Nutritional Values Plum, Fresh

Serving Size: 1 medium (2 1/8")          Calories: 30

Protein: <1 g

Carbohydrate: 8 g

Fat: 0 g

Saturated Fat: 0 g

Cholesterol: 0 mg

Dietary Fiber: 1 g

Sodium: 0 mg

Vitamin A: 223 IU

Vitamin C: 7 mg

Riboflavin: <1 mg

Potassium: 104 mg

Carotenoids: 196 mcg

The plum is noted for its versatility. This fruit tastes great alone, cut up in cereals and yogurt, or cooked to make compote or syrupy sauces for healthy dessert dishes. The plum will keep your diet from ever being boring.

There are more than 200 varieties of plums in the United States alone, some quite different than others. It pays to be adventurous and explore unfamiliar plums; you'll find a few new favorites in no time.

Health Benefits

If you eat a couple of plums at a time, you'll get more than a fair dose of vitamins A and C, the B vitamin riboflavin, potassium, and fiber. These nutrients will help protect your cells, keep your heart healthy, and boost immunity. Plums contain phenols, a type of phytonutrient. Phenols are strong antioxidants. The type in plums is particularly good at protecting the fats in our cell membranes and brain, as well the fats circulating in our bloodstream.

Selection and Storage

Plums are a summer pitted fruit, called a drupe, with a long season, May through October. Some plums cling to their pits and some have "free" stones (pits).

Plums are generally either Japanese or European in origin. The Japanese types are usually superior for eating. Many European types are used for stewing, canning, or preserves or for turning into prunes by drying.

Plum skins come in a rainbow of colors: red, purple, black, green, blue, and even yellow. Plum flesh is surprisingly colorful, too. It can be yellow, orange, green, or red.

There's no room here to chronicle the characteristics of every type of plum, but here are a few eating plums you're likely to encounter: Santa Rosa, Friar, Red Beauty, El Dorado, Greengage, and Kelsey.

When choosing plums, look for plump fruit with a bright or deep color covered with a powdery "bloom," which is its natural protection. If it yields to gentle palm pressure, it's ripe. If not, as long as it isn't rock hard, it will ripen at home. But it won't get sweeter, just softer. To ripen plums, place them in a loosely closed paper bag at room temperature. Check them frequently so they won't get shriveled or moldy. When slightly soft, refrigerate or eat them.

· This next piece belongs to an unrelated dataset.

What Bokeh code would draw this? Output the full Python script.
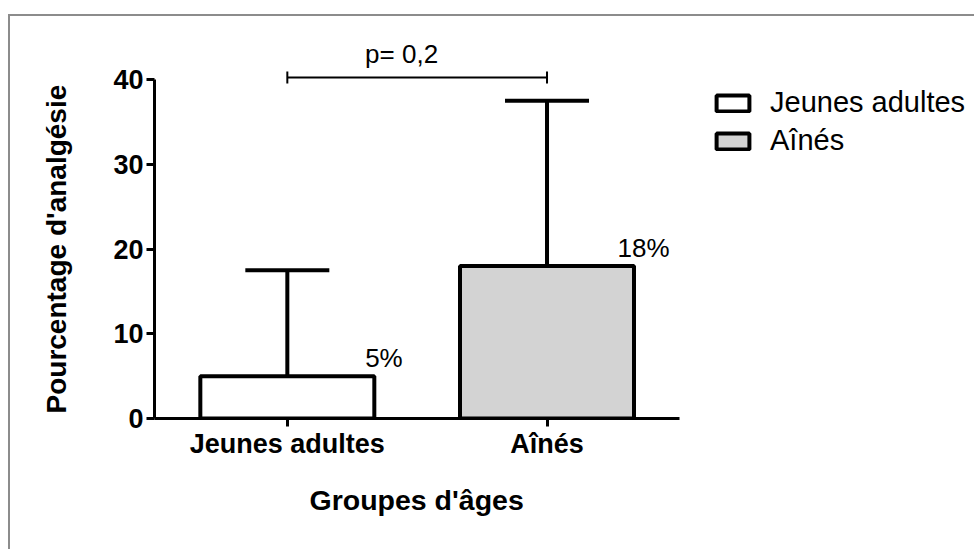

Preparation and Serving Tips

Don't wash plums until you're ready to eat them, or you'll wash away the protective bloom. Like most fruits, they taste best at room temperature or just slightly cooler. Although Japanese plums are best eaten out of hand, most European varieties are excellent for cooking. They're easy to pit, being freestone, and their firmer flesh holds together better. Try famous Damson or Beach plums for preserves. A compote of plums and other fruits, such as apricots, is a traditional way to warm up your winter. Poach plum halves, skin on. Plum sauce is a treat on ice milk or mixed into yogurt.

The plum's versatility will offer you healthy weight-loss choices and help keep you from falling into an eating rut.